The world’s biggest telcos believe that 5G is a technology in search of killer use cases.
That summed up the general mood on Day One of the Total Telecom Congress Oct. 29, a two-day industry event in London, where industry executives shared strategies and complaints about the 5G rollout process to date.
“You need to start early to understand the architecture, backhaul, analytics, and optimization of radio access” for 5G, said Christoph Aeschlimann, CTO and CIO at Switzerland‘s Swisscom AG.
Swisscom switched on Switzerland’s first 5G network in April and plans to bring next-gen connectivity to 90% of the country by the end of this year.
Aeschlimann said 5G is “overhyped” today given that most of its often-cited use cases, such as self-driving cars to smart cities, are at five to 10 years away from reaching fruition. In the interim, he and other executives said telcos should focus on identifying the biggest 5G applications for businesses and consumers.
Takehiro Nakamura, senior vice president of 5G Labs at Japan‘s NTT Docomo Inc., said his firm is working with cross-industry business partners to pinpoint enterprise use cases via its 5G Open Partner Program. Launched in 2018, the initiative now has more than 3,000 members including local businesses, government and academic partners.

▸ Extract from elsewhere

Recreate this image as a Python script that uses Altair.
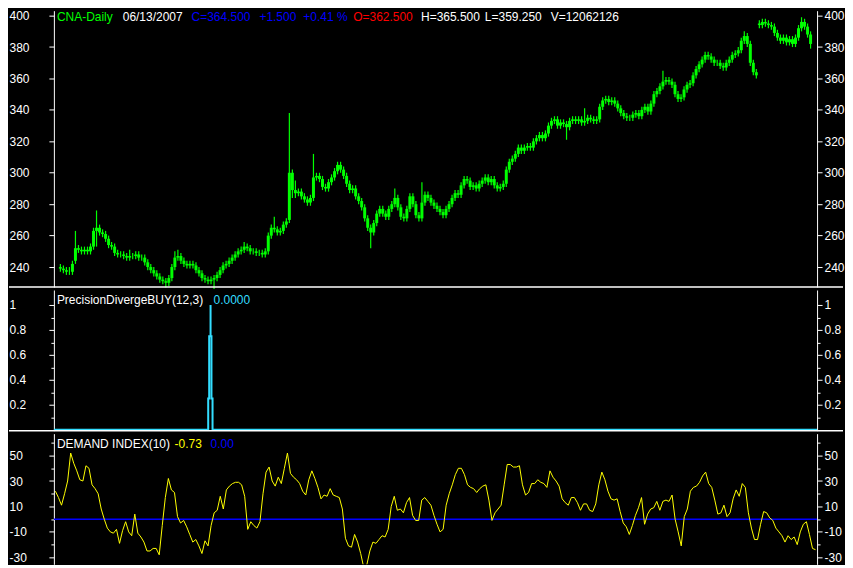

Nakamura said telcos need to leverage assets beyond their networks to fuel innovation. In NTT Docomo’s case, the executive said this means using its artificial intelligence and big data prowess. NTT Docomo is pairing 5G with artificial intelligence to offer remote golf lessons and monitor factory workers for some of its early 5G use cases. The Japanese company is investing ¥1 trillion (US$10 billion) in 5G by 2023, Nakamura said. It switched on its 5G trial service in September and plans to launch a commercial network in the spring.
Total Telecom Congress chair Tony Lavender, a partner at telecom industry consulting firm Plum Consulting Ltd., said telcos today face a variety of challenges with 5G, including difficulties related to the rollout of the necessary technology and corresponding devices as well as pricing.
Several conference attendees also spoke critically of regulatory issues surrounding next-generation wireless rollouts.
Altice Portugal CEO Alexandre Fonseca accused the country’s telecom watchdog of “inadequacy and incompetency” during a keynote speech. Portugal is set to hold 5G spectrum auctions between April and June of next year, putting it behind fellow European nations such as Italy, Germany and the United Kingdom.
Swisscom’s Aeschlimann said Switzerland has its own unique regulatory hurdles, pointing to stricter domestic limits on non-ionizing radiation than those applied by European Union regulations. The rules relate to radiation from connectivity equipment in select frequency ranges.
Swisscom executives called for a “moderate adjustment in environmental law” to reduce impediments to 5G network rollouts.